In construction, multi-substance hazardous exposures are a major concern, especially since a worker’s environment is constantly changing. OHCOW can help detect occupational injuries and diseases, which can assist in workers’ compensation claims and supporting prevention efforts, through its intake clinics and other “collective interventions,” said Leslie Piekarz, executive director, OHCOW.
“Anyone can use our services, any worker, whether they are unionized or non-unionized — sometimes we even get questions from employers,” explained Piekarz. “Lawyers and doctors use our services and we offer services to joint health and safety committees.”
OHCOW was established in 1989 and has clinics in Hamilton, Toronto, Windsor, Sudbury, and Sarnia. They are a free service to all workers across Ontario and are funded by the Workplace Safety and Insurance Board, under its prevention division.
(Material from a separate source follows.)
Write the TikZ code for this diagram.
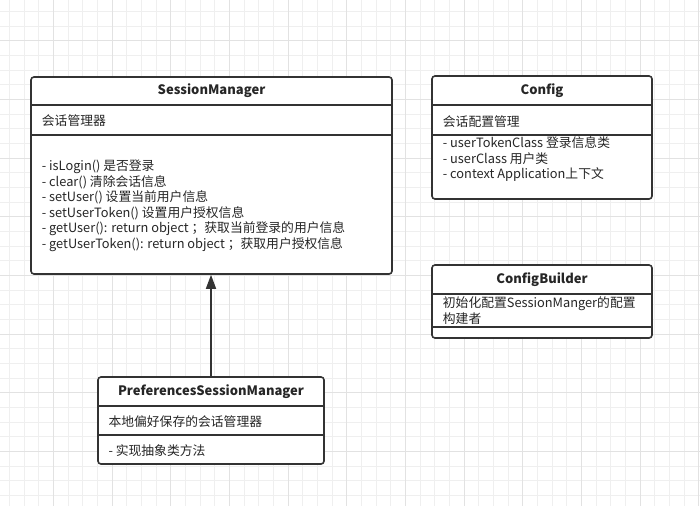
\documentclass[tikz,border=0pt]{standalone}
\usepackage{fontspec}
\setmainfont{Noto Sans CJK SC}
\usetikzlibrary{arrows.meta}
\definecolor{gridminor}{HTML}{EFEFEF}
\definecolor{gridmajor}{HTML}{E2E2E2}
\definecolor{umlline}{HTML}{333333}
\tikzset{
  classbox/.style={draw=umlline, line width=1.6pt, rounded corners=3pt, fill=white, inner sep=0pt},
  sep/.style={draw=umlline, line width=1.4pt},
  ctitle/.style={inner sep=0pt, font=\fontsize{13}{15}\selectfont\bfseries, text=black!85},
  ctext/.style={inner sep=0pt, anchor=west, font=\fontsize{12.8}{15}\selectfont, text=black!85},
}

\begin{document}
\begin{tikzpicture}[x=1pt, y=-1pt]
  \useasboundingbox (0,0) rectangle (700,506);
  \fill[white] (0,0) rectangle (700,506);
  % grid
  \foreach \k in {0,...,47} {
    \draw[gridminor, line width=0.8pt] ({9.33+14.667*\k}, 0) -- ({9.33+14.667*\k}, 506);
  }
  \foreach \k in {0,...,34} {
    \draw[gridminor, line width=0.8pt] (0, {11.33+14.667*\k}) -- (700, {11.33+14.667*\k});
  }
  \foreach \k in {0,...,11} {
    \draw[gridmajor, line width=0.8pt] ({53.33+58.67*\k}, 0) -- ({53.33+58.67*\k}, 506);
  }
  \foreach \k in {0,...,8} {
    \draw[gridmajor, line width=0.8pt] (0, {40.67+58.67*\k}) -- (700, {40.67+58.67*\k});
  }

  % SessionManager
  \node[classbox, minimum width=361pt, minimum height=197pt] (sm) at (211.5,175.5) {};
  \draw[sep] (sm.west |- 0,105) -- (sm.east |- 0,105);
  \draw[sep] (sm.west |- 0,135) -- (sm.east |- 0,135);
  \node[ctitle] (smtitle) at (211.5,91) {SessionManager};
  \node[ctext] (smdesc) at (41.7,120.5) {会话管理器};
  \foreach \t [count=\i] in {%
    - isLogin() 是否登录,
    - clear() 清除会话信息,
    - setUser() 设置当前用户信息,
    - setUserToken() 设置用户授权信息,
    - getUser(): return object ；获取当前登录的用户信息,
    - getUserToken(): return object ；获取用户授权信息} {
    \node[ctext] (smop\i) at (41.7, {151+15.6*\i}) {\t};
  }

  % Config
  \node[classbox, minimum width=220pt, minimum height=123pt] (cfg) at (542,137.5) {};
  \draw[sep] (cfg.west |- 0,105) -- (cfg.east |- 0,105);
  \draw[sep] (cfg.west |- 0,135) -- (cfg.east |- 0,135);
  \node[ctitle] (cfgtitle) at (542,90.5) {Config};
  \node[ctext] (cfgdesc) at (442.7,121.5) {会话配置管理};
  \foreach \t [count=\i] in {%
    - userTokenClass 登录信息类,
    - userClass 用户类,
    - context Application上下文} {
    \node[ctext] (cfgattr\i) at (442.7, {127+15.8*\i}) {\t};
  }

  % ConfigBuilder
  \node[classbox, minimum width=220pt, minimum height=73pt] (cb) at (542,301.5) {};
  \draw[sep] (cb.west |- 0,294) -- (cb.east |- 0,294);
  \draw[sep] (cb.west |- 0,327) -- (cb.east |- 0,327);
  \node[ctitle] (cbtitle) at (542,279.5) {ConfigBuilder};
  \node[ctext] (cbdesc1) at (442.7,303.3) {初始化配置SessionManger的配置};
  \node[ctext] (cbdesc2) at (442.7,319) {构建者};

  % PreferencesSessionManager
  \node[classbox, minimum width=226pt, minimum height=87pt] (psm) at (211,420.5) {};
  \draw[sep] (psm.west |- 0,406) -- (psm.east |- 0,406);
  \draw[sep] (psm.west |- 0,435) -- (psm.east |- 0,435);
  \node[ctitle] (psmtitle) at (211,391.5) {PreferencesSessionManager};
  \node[ctext] (psmdesc) at (108.3,421.5) {本地偏好保存的会话管理器};
  \node[ctext] (psmop1) at (108.3,451) {- 实现抽象类方法};

  % inheritance
  \draw[umlline, line width=1.6pt, -{Triangle[width=10pt,length=14pt]}] (psm.north) -- (psm.north |- sm.south);
\end{tikzpicture}
\end{document}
Piekarz provided a walkthrough of OHCOW’s benefits recently to the Provincial Building and Construction Trades Council of Ontario.
OHCOW is dedicated to preventing occupational injury and disease by providing medical assessments to individual workers, groups of workers and addresses ergonomic issues and chemical and physical hazards. Also, OHCOW staff must be invited into a workplace in order to conduct an assessments or clinics.
“Keep in mind our physicians are not treating physicians. When you come to see our doctors, they are not going to give you a prescription,” said Piekarz. “Rather, they will talk to you about your job, what the exposures are at your job and try and figure out is that exposure making you sick.”
The occupational disease intake clinics consist of a group of workers sharing the same employer, workplace or workplace exposures meeting with OHCOW staff when they have reason to believe they have similar and related health concerns. The goals of the clinics are simple: collecting information about the workplace, the working conditions and exposures and the work and health histories of the workers.
“We try to offer practical solutions, and not solutions that cost millions of dollars. Not all corrections have to be expensive and that can help convince employers to invite us in,” added Piekarz.
Processes known as “body mapping” and workplace hazard mapping can be used by OHCOW and are often components of occupational disease intake clinics. OHCOW staff use body mapping to record and chart illnesses and injuries of clinic participants using life-sized body posters. The results create a visual tool that can demonstrate possible clusters or trends in that worker population.